Eoin Cadogan: Chase dual dreams for as long as you can but it's now near impossible 

The thought did cross my mind about returning to senior football having stepped away the last few years.
Eoin Cadogan: Chase dual dreams for as long as you can but it's now near impossible 

22 July 2017; Aidan O'Shea of Mayo in action against Eoin Cadogan of Cork during the GAA Football All-Ireland Senior Championship Round 4A match between Cork and Mayo at Gaelic Grounds in Co. Limerick. Photo by Piaras Ó Mídheach/Sportsfile

WITH it being my first year being back full-time with the club, the thought did cross my mind about returning to senior football having stepped away the last few years.
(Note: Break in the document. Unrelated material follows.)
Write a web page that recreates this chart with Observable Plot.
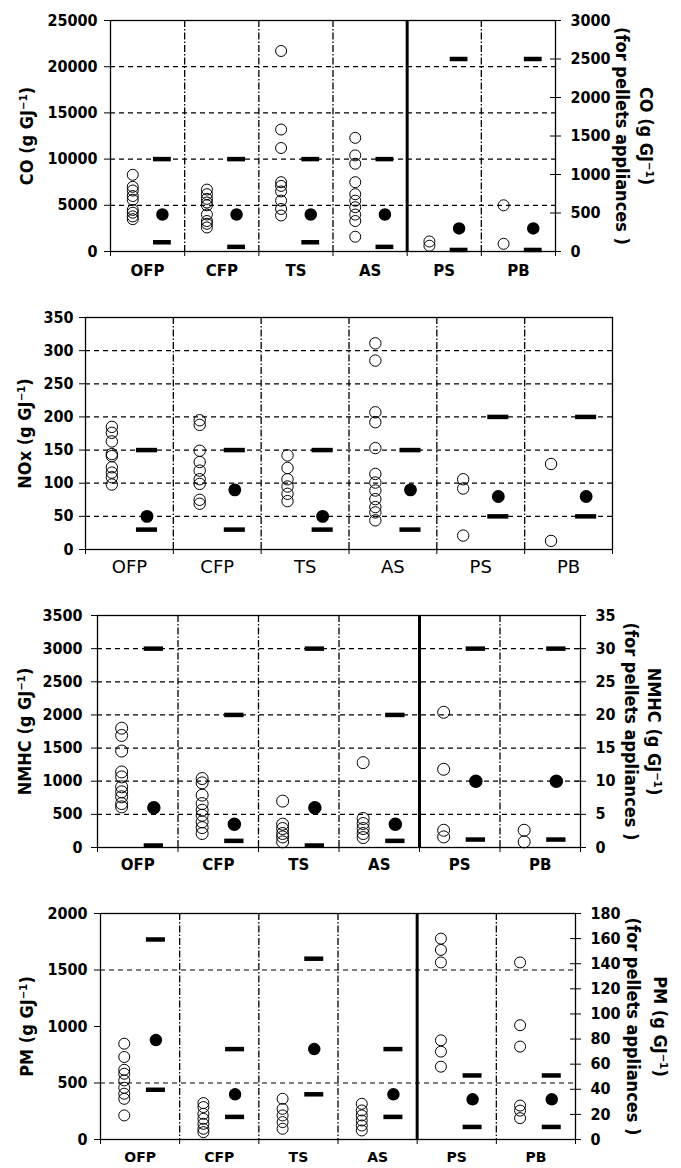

The physical toll on the body towards the end of my career just wouldn’t allow me to do both. Though at times I've had a love-hate relationship with the code, football has been very good to me, and is a game I thoroughly enjoy. But the idea of returning and trying to contribute in some way quickly evaporated when I saw the league format and championship programs. Twenty weeks of league games between hurling and football made even me realise that the physical demands wouldn’t justify a return and certainly wouldn’t put me in a position to give a wholehearted effort all of the time. 

Flip it back ten years and those concerns wouldn’t have even entered my mind. Through 2009, 2010, 2011, 2012 and 2014 I committed to both Cork hurling and football squads. Week on week, hurling, football. Consecutive weekends, championship games even falling on same weekend! It was chaotic and tiring, but I was living that dream that I never thought possible so I always had a smile on my face in doing so, regardless of how difficult it might have been. From this older perspective, I can now see it was an impossible task for someone trying to maximise his potential.
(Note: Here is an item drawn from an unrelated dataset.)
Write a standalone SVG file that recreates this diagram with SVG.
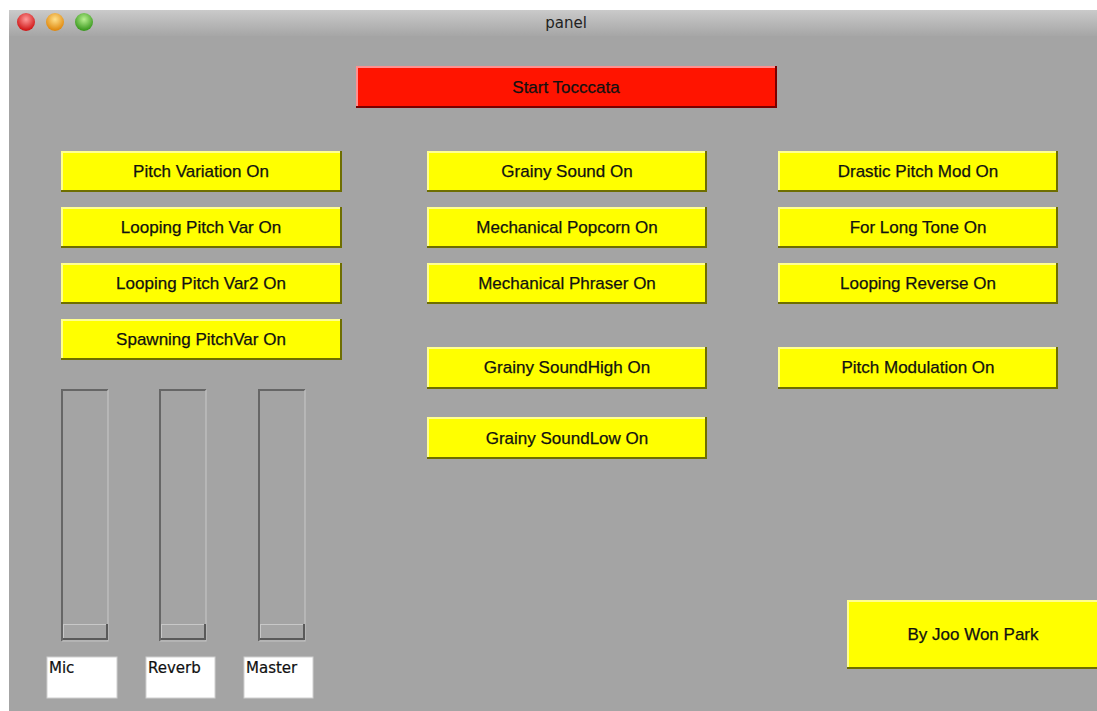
<svg xmlns="http://www.w3.org/2000/svg" width="1097" height="711" viewBox="0 0 1097 711">
<defs>
<linearGradient id="tb" x1="0" y1="0" x2="0" y2="1"><stop offset="0" stop-color="#cacaca"/><stop offset="1" stop-color="#a6a6a6"/></linearGradient>
<radialGradient id="gr" cx="0.5" cy="0.35" r="0.6"><stop offset="0" stop-color="#ff9a9a"/><stop offset="1" stop-color="#d01818"/></radialGradient>
<radialGradient id="go" cx="0.5" cy="0.35" r="0.6"><stop offset="0" stop-color="#ffe08a"/><stop offset="1" stop-color="#e08a10"/></radialGradient>
<radialGradient id="gg" cx="0.5" cy="0.35" r="0.6"><stop offset="0" stop-color="#b8f090"/><stop offset="1" stop-color="#3c9a20"/></radialGradient>
</defs>
<style>
.btn{fill:#ffff00}
.hl{fill:#ffff90}
.sh{fill:#6e6e00}
.t{font-family:"Liberation Sans",Arial,sans-serif;font-size:17px;fill:#111;text-anchor:middle;stroke:#111;stroke-width:0.25}
.lbl{font-family:"DejaVu Sans","Liberation Sans",sans-serif;font-size:15px;fill:#111;stroke:#111;stroke-width:0.2}
</style>
<rect x="0" y="0" width="1097" height="711" fill="#ffffff"/>
<rect x="9" y="10" width="1088" height="701" fill="#a4a4a4"/>
<rect x="9" y="10" width="1088" height="26" fill="url(#tb)"/>
<circle cx="26" cy="22" r="9" fill="url(#gr)"/>
<circle cx="55" cy="22" r="9" fill="url(#go)"/>
<circle cx="84" cy="22" r="9" fill="url(#gg)"/>
<text x="566" y="28" font-family="Lucida Grande,'DejaVu Sans',sans-serif" font-size="15" fill="#222" text-anchor="middle">panel</text>

<g id="start">
<rect x="356" y="66" width="421" height="42" fill="#7a0000"/>
<rect x="356" y="66" width="419" height="40" fill="#ff9090"/>
<rect x="358" y="68" width="417" height="38" fill="#ff1400"/>
<text class="t" x="566" y="93">Start Tocccata</text>
</g>

<g id="b1"><rect class="sh" x="61" y="151" width="281" height="41"/><rect class="hl" x="61" y="151" width="279" height="39"/><rect class="btn" x="63" y="153" width="277" height="37"/><text class="t" x="201" y="177">Pitch Variation On</text></g>
<g id="b2"><rect class="sh" x="61" y="207" width="281" height="41"/><rect class="hl" x="61" y="207" width="279" height="39"/><rect class="btn" x="63" y="209" width="277" height="37"/><text class="t" x="201" y="233">Looping Pitch Var On</text></g>
<g id="b3"><rect class="sh" x="61" y="263" width="281" height="41"/><rect class="hl" x="61" y="263" width="279" height="39"/><rect class="btn" x="63" y="265" width="277" height="37"/><text class="t" x="201" y="289">Looping Pitch Var2 On</text></g>
<g id="b4"><rect class="sh" x="61" y="319" width="281" height="41"/><rect class="hl" x="61" y="319" width="279" height="39"/><rect class="btn" x="63" y="321" width="277" height="37"/><text class="t" x="201" y="345">Spawning PitchVar On</text></g>

<g id="b5"><rect class="sh" x="427" y="151" width="280" height="41"/><rect class="hl" x="427" y="151" width="278" height="39"/><rect class="btn" x="429" y="153" width="276" height="37"/><text class="t" x="567" y="177">Grainy Sound On</text></g>
<g id="b6"><rect class="sh" x="427" y="207" width="280" height="41"/><rect class="hl" x="427" y="207" width="278" height="39"/><rect class="btn" x="429" y="209" width="276" height="37"/><text class="t" x="567" y="233">Mechanical Popcorn On</text></g>
<g id="b7"><rect class="sh" x="427" y="263" width="280" height="41"/><rect class="hl" x="427" y="263" width="278" height="39"/><rect class="btn" x="429" y="265" width="276" height="37"/><text class="t" x="567" y="289">Mechanical Phraser On</text></g>
<g id="b8"><rect class="sh" x="427" y="347" width="280" height="42"/><rect class="hl" x="427" y="347" width="278" height="40"/><rect class="btn" x="429" y="349" width="276" height="38"/><text class="t" x="567" y="373">Grainy SoundHigh On</text></g>
<g id="b9"><rect class="sh" x="427" y="417" width="280" height="42"/><rect class="hl" x="427" y="417" width="278" height="40"/><rect class="btn" x="429" y="419" width="276" height="38"/><text class="t" x="567" y="444">Grainy SoundLow On</text></g>

<g id="b10"><rect class="sh" x="778" y="151" width="280" height="41"/><rect class="hl" x="778" y="151" width="278" height="39"/><rect class="btn" x="780" y="153" width="276" height="37"/><text class="t" x="918" y="177">Drastic Pitch Mod On</text></g>
<g id="b11"><rect class="sh" x="778" y="207" width="280" height="41"/><rect class="hl" x="778" y="207" width="278" height="39"/><rect class="btn" x="780" y="209" width="276" height="37"/><text class="t" x="918" y="233">For Long Tone On</text></g>
<g id="b12"><rect class="sh" x="778" y="263" width="280" height="41"/><rect class="hl" x="778" y="263" width="278" height="39"/><rect class="btn" x="780" y="265" width="276" height="37"/><text class="t" x="918" y="289">Looping Reverse On</text></g>
<g id="b13"><rect class="sh" x="778" y="347" width="280" height="42"/><rect class="hl" x="778" y="347" width="278" height="40"/><rect class="btn" x="780" y="349" width="276" height="38"/><text class="t" x="918" y="373">Pitch Modulation On</text></g>

<g id="credit"><rect class="sh" x="847" y="600" width="250" height="69"/><rect class="hl" x="847" y="600" width="250" height="67"/><rect class="btn" x="849" y="602" width="248" height="65"/><text class="t" x="973" y="640">By Joo Won Park</text></g>

<g id="slider-mic">
<path d="M62 641 V390 H108" fill="none" stroke="#666" stroke-width="2"/>
<path d="M108 390 V641 H62" fill="none" stroke="#c4c4c4" stroke-width="1.2"/>
<rect x="63" y="624" width="45" height="16" fill="#5a5a5a"/>
<rect x="63" y="624" width="43" height="14" fill="#c8c8c8"/>
<rect x="64" y="625" width="42" height="13" fill="#a6a6a6"/>
<rect x="47" y="657" width="70" height="41" fill="#ffffff" stroke="#cfcfcf" stroke-width="1"/>
<text class="lbl" x="49" y="673">Mic</text>
</g>
<g id="slider-reverb">
<path d="M160 641 V390 H206" fill="none" stroke="#666" stroke-width="2"/>
<path d="M206 390 V641 H160" fill="none" stroke="#c4c4c4" stroke-width="1.2"/>
<rect x="161" y="624" width="45" height="16" fill="#5a5a5a"/>
<rect x="161" y="624" width="43" height="14" fill="#c8c8c8"/>
<rect x="162" y="625" width="42" height="13" fill="#a6a6a6"/>
<rect x="146" y="657" width="69" height="41" fill="#ffffff" stroke="#cfcfcf" stroke-width="1"/>
<text class="lbl" x="148" y="673">Reverb</text>
</g>
<g id="slider-master">
<path d="M259 641 V390 H305" fill="none" stroke="#666" stroke-width="2"/>
<path d="M305 390 V641 H259" fill="none" stroke="#c4c4c4" stroke-width="1.2"/>
<rect x="260" y="624" width="45" height="16" fill="#5a5a5a"/>
<rect x="260" y="624" width="43" height="14" fill="#c8c8c8"/>
<rect x="261" y="625" width="42" height="13" fill="#a6a6a6"/>
<rect x="244" y="657" width="69" height="41" fill="#ffffff" stroke="#cfcfcf" stroke-width="1"/>
<text class="lbl" x="246" y="673">Master</text>
</g>
<g id="connectors"/>
</svg>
How did it work? Play a league football game Saturday or Sunday. Monday night was some form of active recovery with skills involved so ball alley for 30/40 minutes to loosen out and then head to Fountainstown beach and into the seawater for 15/20 minutes. I loved going to the sea as it was a release from the competitive sporting bubble and a place to gather your thoughts. 
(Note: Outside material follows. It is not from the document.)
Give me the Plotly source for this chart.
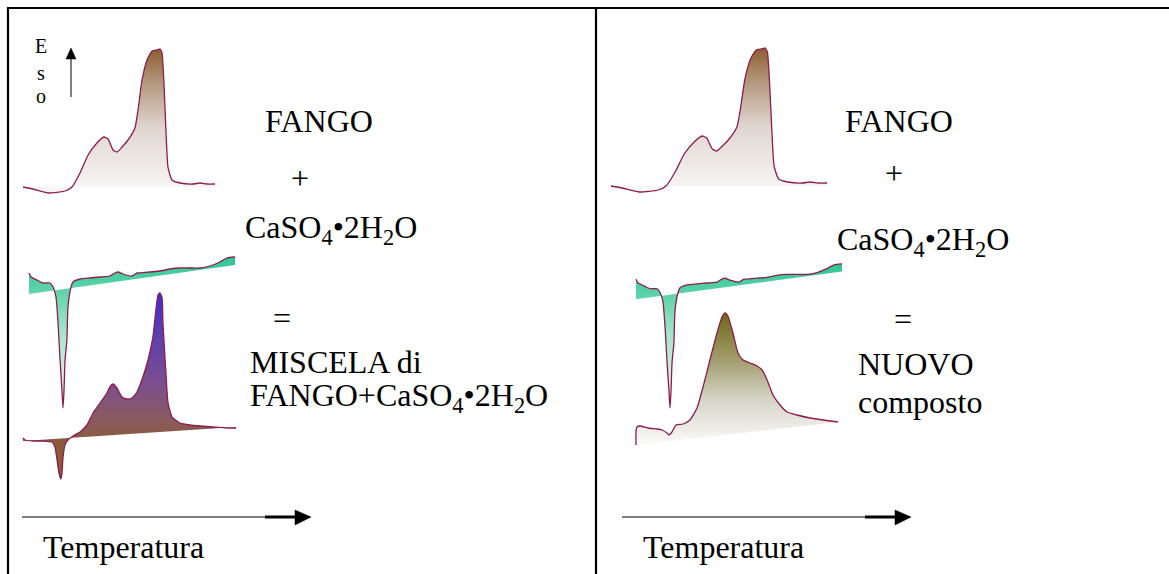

Many evenings during February and March when it was dark early in the evening my father would drive to Fountainstown and park the car on the slip down to the water and shine the lights down (to ensure I wouldn’t drown). It’s not just the players who go that extra mile in trying to achieve dreams.

Tuesday would be a hurling warm-up and some form of skills for 45 minutes just go flush out the legs. Thursday full training. League game on Saturday/Sunday and back into the same process Monday. 

When playing both, I always did have it in the back of my head that some of my teammates can’t be happy with this guy dropping in some weeks and not being there the next. Only natural, especially if they were on the fringes of the squad. 

I was lucky that the inter-county managers took control of the situation if any disgruntlement was surfacing. They always communicated the situation and ultimately if you were picked to start it was because you were performing for the time you were there. There’s no place for sentiment at inter-county level and it also gave me a little bit of an edge. When I was picked to play I wanted to prove myself right and that my selection was justified.

Prior to returning to hurling full-time in 2018 (I chopped and changed a lot), I would have said that football would have taken a far greater physical toll. With the tackle you are using your body, arms and hands a lot more. Typically you were covering a far greater distance in football over hurling and with congested defences, you needed to use your body to break the tackle and line more often than not.

But there's been huge changes in hurling over the last four years and some of the same traits and skills from the football playbook are now required. The use of the spare hand raises its head every year but there’s a skill in that too, not unlike football tackling with the near hand. With referees really clamping on wreckless use of the hurley, I see it as a positive for players to use their bodies to tackle. 

Similarly, the distances the middle eight are covering might surprise you. During one of last year's Munster Championship hurling games, as a wing back, I covered 9.4km and still wasn’t in the top three when it came to total distance covered and metres sprinted. We’re told the ball does the work in hurling but while the ball is at the other end of the field, you are still making three or four tracking runs on an opposition forward. 

Team puck-out set-ups are now making that middle third more congested too which brings more physical contact and more time in the sea on Mondays!

Do I see more dual players re-appearing at senior inter-county level?  No I don't. Essentially because the playing standards in both codes are now so high, and the levels of commitment needed to even be considered good enough are so great, that it's an impossibility. 

Parking the three onfield sessions a week and two maintenance gyms sessions, players are also analysing opposition, working on individual skills, monitoring sleep and calorie intake throughout each day - and that’s before you ever hit the field for game time. 

In saying all that, would I encourage any young hurler or footballer to play both, or any other sport for that matter, for as long as they could?

Yes I would. What age that can continue til I can't say, but for the betterment of the individual, it's a positive to experience different sports. Inter-county demands huge commitment and dedication, but we all have dreams when we’re young. It’s important to chase them.

Fountainstown will still be there when you've turned 30.